#### [Exercise details]
Extract, exactly as written, each line from the start of the records below to the line containing "Chart.register(...registerables);", both ends included; drop the pictures.
┌────────
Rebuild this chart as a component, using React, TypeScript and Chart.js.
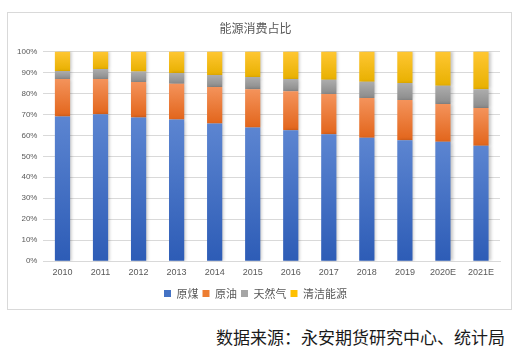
import React, { useEffect, useRef } from "react";
import { Chart, registerables } from "chart.js";

Chart.register(...registerables);

const categories = ["2010", "2011", "2012", "2013", "2014", "2015", "2016", "2017", "2018", "2019", "2020E", "2021E"];
const coal = [69.0, 70.1, 68.5, 67.5, 65.6, 63.7, 62.4, 60.5, 58.8, 57.6, 56.9, 55.0];
const oil = [17.8, 16.7, 16.9, 17.1, 17.4, 18.3, 18.6, 19.2, 19.0, 19.2, 18.0, 18.0];
const gas = [3.9, 4.8, 5.0, 5.1, 5.7, 5.8, 5.8, 6.8, 7.7, 8.1, 8.7, 9.0];
const clean = [9.3, 8.4, 9.6, 10.3, 11.3, 12.2, 13.2, 13.5, 14.5, 15.1, 16.4, 18.0];
const seriesNames = ["原煤", "原油", "天然气", "清洁能源"];
const yTicks = [0, 10, 20, 30, 40, 50, 60, 70, 80, 90, 100];

const seriesData = [coal, oil, gas, clean];
const baseColors = ["#4472c4", "#ed7d31", "#a5a5a5", "#ffc000"];
const gradStops = [
  ["#5c85d1", "#2d5cb6"],
  ["#f4935b", "#e2651b"],
  ["#adadad", "#8b8b8b"],
  ["#ffc733", "#e8b000"],
];

function makeBg(d: number) {
  return (ctx: any) => {
    const chart = ctx.chart;
    const i = ctx.dataIndex;
    if (!chart.chartArea || i === undefined || !chart.scales?.y) return baseColors[d];
    let bottom = 0;
    for (let k = 0; k < d; k++) bottom += seriesData[k][i];
    const top = bottom + seriesData[d][i];
    const y0 = chart.scales.y.getPixelForValue(top);
    const y1 = chart.scales.y.getPixelForValue(bottom);
    if (!isFinite(y0) || !isFinite(y1) || y0 === y1) return baseColors[d];
    const g = chart.ctx.createLinearGradient(0, y0, 0, y1);
    g.addColorStop(0, gradStops[d][0]);
    g.addColorStop(1, gradStops[d][1]);
    return g;
  };
}

const shadowPlugin = {
  id: "barShadow",
  beforeDatasetsDraw(chart: any) {
    const c = chart.ctx;
    c.save();
    c.shadowColor = "rgba(0,0,0,0.22)";
    c.shadowBlur = 3;
    c.shadowOffsetX = 2;
    c.shadowOffsetY = 0;
  },
  afterDatasetsDraw(chart: any) {
    chart.ctx.restore();
  },
};

export default function App() {
  const ref = useRef<HTMLCanvasElement | null>(null);
  useEffect(() => {
    if (!ref.current) return;
    const chart = new Chart(ref.current, {
      type: "bar",
      data: {
        labels: categories,
        datasets: seriesData.map((arr, d) => ({
          label: seriesNames[d],
          data: arr,
          backgroundColor: makeBg(d),
          borderWidth: 0,
          barPercentage: 0.4,
          categoryPercentage: 1,
        })),
      },
      options: {
        animation: false,
        responsive: false,
        maintainAspectRatio: false,
        layout: { padding: { left: 3, right: 11, top: 0, bottom: 0 } },
        plugins: {
          tooltip: { enabled: false },
          title: {
            display: true,
            text: "能源消费占比",
            color: "#595959",
            font: { size: 12, family: "'Noto Sans CJK SC', sans-serif", weight: "normal" },
            padding: { top: 8, bottom: 16 },
          },
          legend: {
            display: true,
            position: "bottom",
            labels: {
              boxWidth: 7,
              boxHeight: 7,
              padding: 4,
              color: "#595959",
              font: { size: 11, family: "'Noto Sans CJK SC', sans-serif" },
              generateLabels: () =>
                seriesNames.map((n, d) => ({
                  text: n,
                  fillStyle: baseColors[d],
                  strokeStyle: baseColors[d],
                  lineWidth: 0,
                  datasetIndex: d,
                  hidden: false,
                  fontColor: "#595959",
                })),
            },
          },
        },
        scales: {
          x: {
            stacked: true,
            grid: { display: false, drawTicks: false },
            border: { display: true, color: "#d9d9d9" },
            ticks: {
              color: "#595959",
              font: { size: 9, family: "'Liberation Sans', Arial, sans-serif" },
              maxRotation: 0,
              padding: 6,
            },
          },
          y: {
            stacked: true,
            min: 0,
            max: 100,
            afterBuildTicks: (axis: any) => {
              axis.ticks = yTicks.map((v) => ({ value: v }));
            },
            grid: { color: "#d9d9d9", drawTicks: false },
            border: { display: false },
            ticks: {
              color: "#595959",
              font: { size: 8, family: "'Liberation Sans', Arial, sans-serif" },
              padding: 6,
              callback: (v: any) => v + "%",
            },
          },
        },
      },
      plugins: [shadowPlugin],
    } as any);
    return () => chart.destroy();
  }, []);

  return (
    <div style={{ position: "absolute", left: 0, top: 0, width: 523, height: 361, background: "#fff" }}>
      <div
        style={{
          position: "absolute",
          left: 7,
          top: 12,
          width: 503,
          height: 296,
          border: "1px solid #d9d9d9",
        }}
      >
        <canvas ref={ref} width={503} height={296} style={{ display: "block", width: 503, height: 296 }} />
      </div>
      <div
        style={{
          position: "absolute",
          right: 18,
          top: 326,
          fontSize: 17,
          color: "#1a1a1a",
          fontFamily: "'Noto Sans CJK SC', sans-serif",
          whiteSpace: "nowrap",
          lineHeight: "22px",
        }}
      >
        数据来源：永安期货研究中心、统计局
      </div>
    </div>
  );
}
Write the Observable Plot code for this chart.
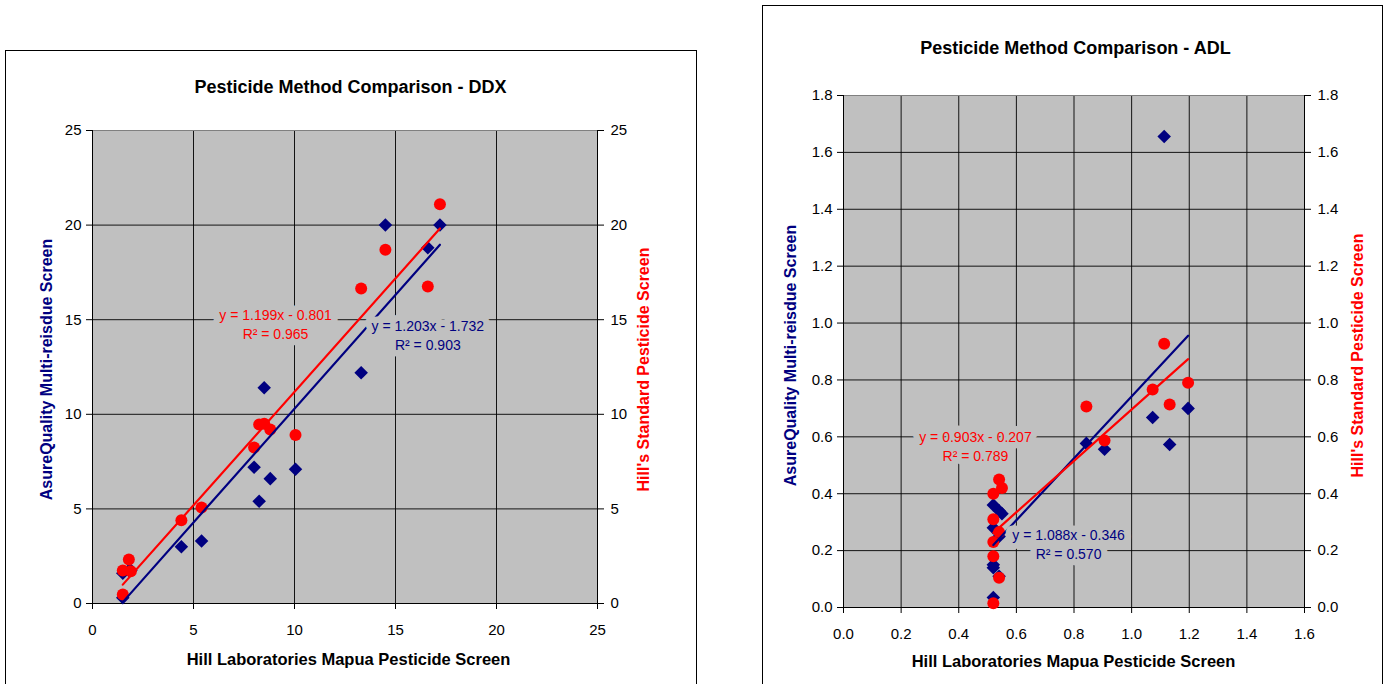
└────────
#### [Complete output]
Rebuild this chart as a component, using React, TypeScript and Chart.js.
import React, { useEffect, useRef } from "react";
import { Chart, registerables } from "chart.js";

Chart.register(...registerables);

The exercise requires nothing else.